La terza fatta scavare dalla nascente congregazione 1590, vi si accede dalla seconda superando un dislivello di 3,50 m, attraverso una scala.
Qui si può notare un sedile in muratura, un altare e il luogo di essiccamento dei cadaveri.
In merito non ci sono notizie certe sul rito funebre dei Confrati e le relative operazioni di sepoltura dei corpi.

La Statua

E’ senz’altro l’immagine sacra piu’ venerata dagli agrigentini.
Anche se l’opera lignea non ha grandi pregi artistici, non si può tuttavia negare che sia un’immagine che parla al cuore.
L’attenzione dei devoti e non solo, ma di chiunque posa lo sguardo su questa Miracolosa Immagine, va subito al volto cosi espressivo, nella sua immobilita’ da trattenere lo sguardo d’ognuno e impedire, per un tempo indefinito, che possa distrarsi a vedere altro.
La testa, leggermente alzata e volta alquanto a sinistra, mostra il volto soffuso di un impressionante pallore che, incorniciando gli occhi sollevati e fissi al Crocifisso, induce chi guarda ad un’angosciante compassione.
Le mani giunte nel grembo stringono un fazzoletto, nel petto una Spada trapassa il Cuore. Sul capo una corona di spine a sottolineare il Martirio.
Sembra proprio che lo scultore abbia voluto rappresentare le parole del Vangelo di Giovanni: “JUSTA CRUCEM LACRIMOSA”
La scultura e’ interamente intagliata in un tronco di legno policromo duro, probabilmente cipresso, con cui è stata realizzata l’intera figura ed il basamento. La raffinatezza dell’esecuzione non ha richiesto che una superficiale gessatura per modellare le parti, esaltandone la plasticitĂ  e per estendervi il film pittorico.
La Statua lignea del XVIII secolo viene attribuita allo scultore siciliano Filippo Quattrocchi, in merito non ci sono notizie certe.
L’opera è stata sottoposta a due grandi restauri: il primo a seguito di danni causati dall’urto in una caduta nei primi anni del nostro secolo, ad opera dell’agrigentino Prof . Calogero Cardella (confrate dell’Arciconfraternita dell’Addolorata), il quale sistemò la testa nell’attuale angolatura cambiando gli originali colori della veste viola e del manto bleu, con quelli attuali.
Lo stesso Cardella realizzò delle statue uguali che oggi si venerano a Porto Empedocle, Menfi, Favara e Siculiana
Il secondo nel 2000, ad opera di Giovanni Calvagna di Catania che ha disinfestato e pulito l’intera opera lignea dai segni del tempo riportando alla luce gli originali colori della fodera, e della fettuccia dei sandali, ripristinando la differenza cromatica dei capelli e del velo, mentre gli incarnati hanno assunto la chiarità originale.
Va ricordato che quest’ultimo restauro è stato offerto interamente dai Clubs Service di Agrigento, mentre con il generoso contributo dei devoti si è effettuato per l’occasione il restauro della Tribuna della Madonna di manifattura Serpottiana (Giacomo serpotta).

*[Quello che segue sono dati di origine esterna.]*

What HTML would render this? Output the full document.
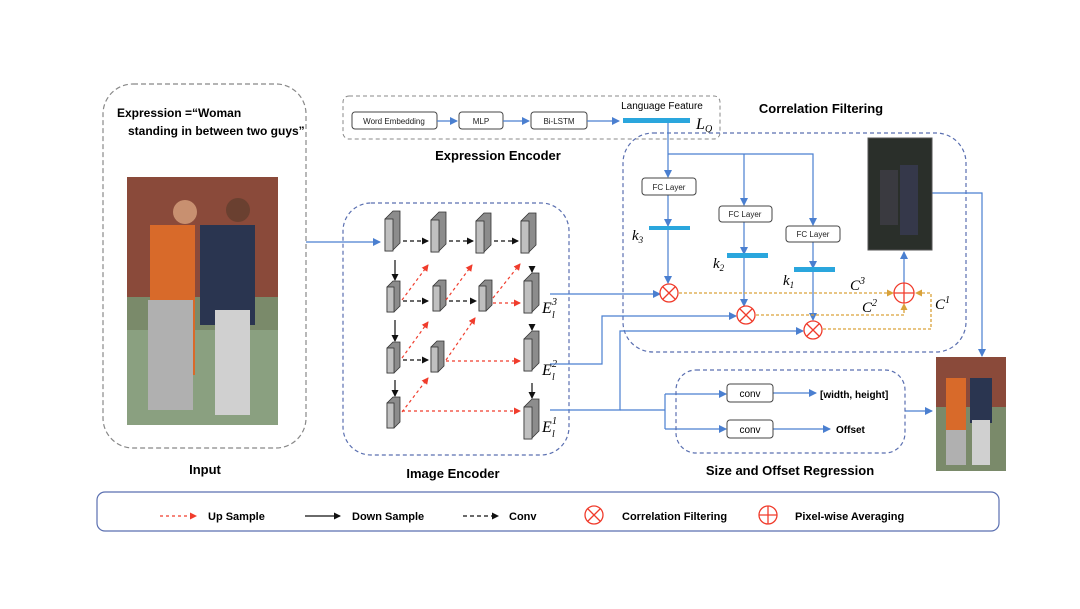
<!DOCTYPE html>
<html><head><meta charset="utf-8"><style>
body{margin:0;background:#fff;}
svg{display:block;font-family:"Liberation Sans",Arial,sans-serif;}
</style></head><body>
<svg width="1080" height="609" viewBox="0 0 1080 609" xmlns="http://www.w3.org/2000/svg">
<defs>
<marker id="ab" markerWidth="8" markerHeight="8" refX="7" refY="4" orient="auto" markerUnits="userSpaceOnUse"><path d="M0,0 L8,4 L0,8z" fill="#4a7fd0"/></marker>
<marker id="ak" markerWidth="7" markerHeight="7" refX="6" refY="3.5" orient="auto" markerUnits="userSpaceOnUse"><path d="M0,0 L7,3.5 L0,7z" fill="#111"/></marker>
<marker id="ar" markerWidth="7" markerHeight="7" refX="6" refY="3.5" orient="auto" markerUnits="userSpaceOnUse"><path d="M0,0 L7,3.5 L0,7z" fill="#f03c2c"/></marker>
<marker id="ao" markerWidth="7" markerHeight="7" refX="6" refY="3.5" orient="auto" markerUnits="userSpaceOnUse"><path d="M0,0 L7,3.5 L0,7z" fill="#d9a23a"/></marker>
<g id="blk"><path d="M0,8 L8,0 L15,0 L15,32 L7,40 L0,40z" fill="#8c8c8c" stroke="#333" stroke-width="0.8"/><rect x="0" y="8" width="8" height="32" fill="#c0c0c0" stroke="#333" stroke-width="0.8"/></g>
<g id="blks"><path d="M0,6 L6,0 L13,0 L13,25 L7,31 L0,31z" fill="#8c8c8c" stroke="#333" stroke-width="0.8"/><rect x="0" y="6" width="7" height="25" fill="#c0c0c0" stroke="#333" stroke-width="0.8"/></g>
</defs>

<!-- Input -->
<rect x="103" y="84" width="203" height="364" rx="30" fill="none" stroke="#888" stroke-width="1.2" stroke-dasharray="5,3"/>
<text x="117" y="117" font-size="12" font-weight="bold">Expression =“Woman</text>
<text x="128" y="135" font-size="12" font-weight="bold">standing in between two guys”</text>
<rect x="127" y="177" width="151" height="248" fill="#7a8a6a"/>
<rect x="127" y="177" width="151" height="120" fill="#8a4a3a"/>
<rect x="127" y="330" width="151" height="95" fill="#8aa080"/>
<rect x="150" y="225" width="45" height="150" fill="#d86a2a"/>
<rect x="200" y="225" width="55" height="100" fill="#2a3550"/>
<rect x="148" y="300" width="45" height="110" fill="#b0b0b0"/>
<rect x="215" y="310" width="35" height="105" fill="#d0d0d0"/>
<circle cx="185" cy="212" r="12" fill="#c89070"/><circle cx="238" cy="210" r="12" fill="#6a4030"/>
<text x="205" y="474" font-size="13" font-weight="bold" text-anchor="middle">Input</text>
<line x1="306" y1="242" x2="380" y2="242" stroke="#4a7fd0" stroke-width="1.3" marker-end="url(#ab)"/>

<!-- Expression encoder -->
<rect x="343" y="96" width="377" height="43" rx="6" fill="none" stroke="#888" stroke-width="1" stroke-dasharray="4,3"/>
<g font-size="8" text-anchor="middle" fill="#222">
<rect x="352" y="112" width="85" height="17" rx="3" fill="#fff" stroke="#444"/><text x="394" y="124">Word Embedding</text>
<rect x="459" y="112" width="44" height="17" rx="3" fill="#fff" stroke="#444"/><text x="481" y="124">MLP</text>
<rect x="531" y="112" width="56" height="17" rx="3" fill="#fff" stroke="#444"/><text x="559" y="124">Bi-LSTM</text>
</g>
<g stroke="#4a7fd0" stroke-width="1.2">
<line x1="437" y1="121" x2="457" y2="121" marker-end="url(#ab)"/>
<line x1="503" y1="121" x2="529" y2="121" marker-end="url(#ab)"/>
<line x1="587" y1="121" x2="619" y2="121" marker-end="url(#ab)"/>
</g>
<rect x="623" y="118" width="67" height="5" fill="#2aa6dd"/>
<text x="662" y="109" font-size="10" text-anchor="middle">Language Feature</text>
<text x="696" y="129" font-size="16" font-style="italic" font-family="Liberation Serif,serif">L</text>
<text x="705" y="132" font-size="10" font-style="italic" font-family="Liberation Serif,serif">Q</text>
<text x="498" y="160" font-size="13" font-weight="bold" text-anchor="middle">Expression Encoder</text>

<!-- Image encoder -->
<rect x="343" y="203" width="226" height="252" rx="28" fill="none" stroke="#5a6fb0" stroke-width="1.2" stroke-dasharray="4,3"/>
<use href="#blk" x="385" y="211"/><use href="#blk" x="431" y="212"/><use href="#blk" x="476" y="213"/><use href="#blk" x="521" y="213"/>
<use href="#blks" x="387" y="281"/><use href="#blks" x="433" y="280"/><use href="#blks" x="479" y="280"/>
<use href="#blk" x="524" y="273"/>
<use href="#blks" x="387" y="342"/><use href="#blks" x="431" y="341"/>
<use href="#blk" x="524" y="331"/>
<use href="#blks" x="387" y="397"/>
<use href="#blk" x="524" y="399"/>
<g stroke="#111" stroke-width="1.2" stroke-dasharray="4,3">
<line x1="403" y1="241" x2="428" y2="241" marker-end="url(#ak)"/>
<line x1="449" y1="241" x2="473" y2="241" marker-end="url(#ak)"/>
<line x1="494" y1="241" x2="518" y2="241" marker-end="url(#ak)"/>
<line x1="403" y1="301" x2="428" y2="301" marker-end="url(#ak)"/>
<line x1="449" y1="301" x2="476" y2="301" marker-end="url(#ak)"/>
<line x1="403" y1="360" x2="428" y2="360" marker-end="url(#ak)"/>
</g>
<g stroke="#111" stroke-width="1.2">
<line x1="395" y1="260" x2="395" y2="280" marker-end="url(#ak)"/>
<line x1="395" y1="320" x2="395" y2="341" marker-end="url(#ak)"/>
<line x1="395" y1="380" x2="395" y2="396" marker-end="url(#ak)"/>
<line x1="532" y1="266" x2="532" y2="272" marker-end="url(#ak)"/>
<line x1="532" y1="324" x2="532" y2="330" marker-end="url(#ak)"/>
<line x1="532" y1="383" x2="532" y2="398" marker-end="url(#ak)"/>
</g>
<g stroke="#f03c2c" stroke-width="1.2" stroke-dasharray="3,3">
<line x1="402" y1="300" x2="428" y2="265" marker-end="url(#ar)"/>
<line x1="446" y1="300" x2="472" y2="265" marker-end="url(#ar)"/>
<line x1="493" y1="298" x2="520" y2="264" marker-end="url(#ar)"/>
<line x1="402" y1="358" x2="428" y2="322" marker-end="url(#ar)"/>
<line x1="446" y1="360" x2="475" y2="318" marker-end="url(#ar)"/>
<line x1="402" y1="412" x2="428" y2="378" marker-end="url(#ar)"/>
<line x1="493" y1="303" x2="520" y2="303" marker-end="url(#ar)"/>
<line x1="446" y1="361" x2="520" y2="361" marker-end="url(#ar)"/>
<line x1="402" y1="411" x2="520" y2="411" marker-end="url(#ar)"/>
</g>
<g font-family="Liberation Serif,serif" font-style="italic">
<text x="542" y="313" font-size="16">E</text><text x="552" y="318" font-size="10">l</text><text x="552" y="305" font-size="10">3</text>
<text x="542" y="375" font-size="16">E</text><text x="552" y="380" font-size="10">l</text><text x="552" y="367" font-size="10">2</text>
<text x="542" y="432" font-size="16">E</text><text x="552" y="437" font-size="10">l</text><text x="552" y="424" font-size="10">1</text>
</g>
<text x="453" y="478" font-size="13" font-weight="bold" text-anchor="middle">Image Encoder</text>

<!-- Correlation filtering -->
<rect x="623" y="133" width="343" height="219" rx="30" fill="none" stroke="#5a6fb0" stroke-width="1.2" stroke-dasharray="4,3"/>
<text x="821" y="113" font-size="13" font-weight="bold" text-anchor="middle">Correlation Filtering</text>
<g stroke="#4a7fd0" stroke-width="1.2" fill="none">
<line x1="668" y1="123" x2="668" y2="177" marker-end="url(#ab)"/>
<polyline points="668,154 813,154 813,225" marker-end="url(#ab)"/>
<line x1="744" y1="154" x2="744" y2="205" marker-end="url(#ab)"/>
<line x1="668" y1="195" x2="668" y2="226" marker-end="url(#ab)"/>
<line x1="668" y1="229" x2="668" y2="283" marker-end="url(#ab)"/>
<line x1="744" y1="222" x2="744" y2="254" marker-end="url(#ab)"/>
<line x1="744" y1="258" x2="744" y2="306" marker-end="url(#ab)"/>
<line x1="813" y1="242" x2="813" y2="268" marker-end="url(#ab)"/>
<line x1="813" y1="272" x2="813" y2="320" marker-end="url(#ab)"/>
<line x1="904" y1="284" x2="904" y2="252" marker-end="url(#ab)"/>
<polyline points="932,193 982,193 982,356" marker-end="url(#ab)"/>
<line x1="550" y1="294" x2="660" y2="294" marker-end="url(#ab)"/>
<polyline points="550,364 602,364 602,316 736,316" marker-end="url(#ab)"/>
<polyline points="550,410 620,410 620,331 803,331" marker-end="url(#ab)"/>
<polyline points="620,410 665,410"/>
<polyline points="665,394 665,429"/>
<line x1="665" y1="394" x2="726" y2="394" marker-end="url(#ab)"/>
<line x1="665" y1="429" x2="726" y2="429" marker-end="url(#ab)"/>
<line x1="773" y1="393" x2="816" y2="393" marker-end="url(#ab)"/>
<line x1="773" y1="429" x2="830" y2="429" marker-end="url(#ab)"/>
<line x1="905" y1="411" x2="932" y2="411" marker-end="url(#ab)"/>
</g>
<g font-size="8" text-anchor="middle" fill="#222">
<rect x="642" y="178" width="54" height="17" rx="3" fill="#fff" stroke="#444"/><text x="669" y="190">FC Layer</text>
<rect x="719" y="206" width="53" height="16" rx="3" fill="#fff" stroke="#444"/><text x="745" y="217">FC Layer</text>
<rect x="786" y="226" width="54" height="16" rx="3" fill="#fff" stroke="#444"/><text x="813" y="237">FC Layer</text>
</g>
<rect x="649" y="226" width="41" height="4" fill="#2aa6dd"/>
<rect x="727" y="253" width="41" height="5" fill="#2aa6dd"/>
<rect x="794" y="267" width="41" height="5" fill="#2aa6dd"/>
<g font-family="Liberation Serif,serif" font-style="italic" font-size="15">
<text x="632" y="240">k<tspan font-size="9" dy="3">3</tspan></text>
<text x="713" y="268">k<tspan font-size="9" dy="3">2</tspan></text>
<text x="783" y="285">k<tspan font-size="9" dy="3">1</tspan></text>
<text x="850" y="290">C<tspan font-size="10" dy="-6">3</tspan></text>
<text x="862" y="312">C<tspan font-size="10" dy="-6">2</tspan></text>
<text x="935" y="309">C<tspan font-size="10" dy="-6">1</tspan></text>
</g>
<g stroke="#d9a23a" stroke-width="1.3" stroke-dasharray="3,2" fill="none">
<line x1="679" y1="293" x2="893" y2="293" marker-end="url(#ao)"/>
<polyline points="756,315 904,315 904,304" marker-end="url(#ao)"/>
<polyline points="823,329 931,329 931,293 916,293" marker-end="url(#ao)"/>
</g>
<g stroke="#f03c2c" stroke-width="1.3" fill="#fff">
<circle cx="669" cy="293" r="9"/><path d="M663,287 L675,299 M675,287 L663,299"/>
<circle cx="746" cy="315" r="9"/><path d="M740,309 L752,321 M752,309 L740,321"/>
<circle cx="813" cy="330" r="9"/><path d="M807,324 L819,336 M819,324 L807,336"/>
<circle cx="904" cy="293" r="10"/><path d="M894,293 L914,293 M904,283 L904,303"/>
</g>
<rect x="868" y="138" width="64" height="112" fill="#2a2f2a" stroke="#555"/>
<rect x="880" y="170" width="18" height="55" fill="#3a3a40"/><rect x="900" y="165" width="18" height="70" fill="#35384a"/>

<!-- Size and offset -->
<rect x="676" y="370" width="229" height="83" rx="20" fill="none" stroke="#5a6fb0" stroke-width="1.2" stroke-dasharray="4,3"/>
<g font-size="10" text-anchor="middle">
<rect x="727" y="384" width="46" height="18" rx="3" fill="#fff" stroke="#444"/><text x="750" y="397">conv</text>
<rect x="727" y="420" width="46" height="18" rx="3" fill="#fff" stroke="#444"/><text x="750" y="433">conv</text>
</g>
<text x="820" y="398" font-size="10" font-weight="bold">[width, height]</text>
<text x="836" y="433" font-size="10" font-weight="bold">Offset</text>
<text x="790" y="475" font-size="13" font-weight="bold" text-anchor="middle">Size and Offset Regression</text>
<rect x="936" y="357" width="70" height="114" fill="#7a8a6a"/>
<rect x="936" y="357" width="70" height="50" fill="#8a4a3a"/>
<rect x="946" y="378" width="20" height="60" fill="#d86a2a"/><rect x="970" y="378" width="22" height="45" fill="#2a3550"/>
<rect x="946" y="430" width="20" height="35" fill="#b0b0b0"/><rect x="972" y="420" width="18" height="45" fill="#d0d0d0"/>

<!-- Legend -->
<rect x="97" y="492" width="902" height="39" rx="8" fill="none" stroke="#5a6fb0" stroke-width="1.2"/>
<g font-size="11" font-weight="bold">
<line x1="160" y1="516" x2="196" y2="516" stroke="#f03c2c" stroke-width="1.2" stroke-dasharray="3,3" marker-end="url(#ar)"/>
<text x="208" y="520">Up Sample</text>
<line x1="305" y1="516" x2="340" y2="516" stroke="#111" stroke-width="1.2" marker-end="url(#ak)"/>
<text x="352" y="520">Down Sample</text>
<line x1="463" y1="516" x2="498" y2="516" stroke="#111" stroke-width="1.2" stroke-dasharray="4,3" marker-end="url(#ak)"/>
<text x="509" y="520">Conv</text>
<g stroke="#f03c2c" stroke-width="1.3" fill="#fff">
<circle cx="594" cy="515" r="9"/><path d="M588,509 L600,521 M600,509 L588,521"/>
<circle cx="768" cy="515" r="9"/><path d="M759,515 L777,515 M768,506 L768,524"/>
</g>
<text x="622" y="520">Correlation Filtering</text>
<text x="795" y="520">Pixel-wise Averaging</text>
</g>
</svg>
</body></html>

La Madonna viene portata solennemente in processione solo per il Venerdì Santo.
Nel Maggio del 1952, in occasione del XX° anno di Episcopato del Vescovo di Agrigento Mons. Giovan Battista Peruzzo della congregazione dei Passionisti, che definì la statua: “Opera di mirabile bellezza”, La Madonna venne incoronata Madre e Regina di Agrigento per le mani di S.Em. Mons. Ernesto Ruffini, Cardinale metropolita di Palermo.

Si ricordano solo delle eccezioni.
• Nel 1858 per onorare la liberazione dal colera per opera della Vergine
• Nel 1946, per scongiurare altri pericoli di guerra
• Nel 1948, in occasione delle fatidiche elezioni politiche, per l’ incombente pericolo del comunismo sull’Italia.
• Negli anni 1967, 68, a seguito degli eventi franosi.
• Nel 1995 dopo il restauro e consolidamento del Santuario
• Per il Grande Giubileo del 2000, in occasione del restauro della stessa statua.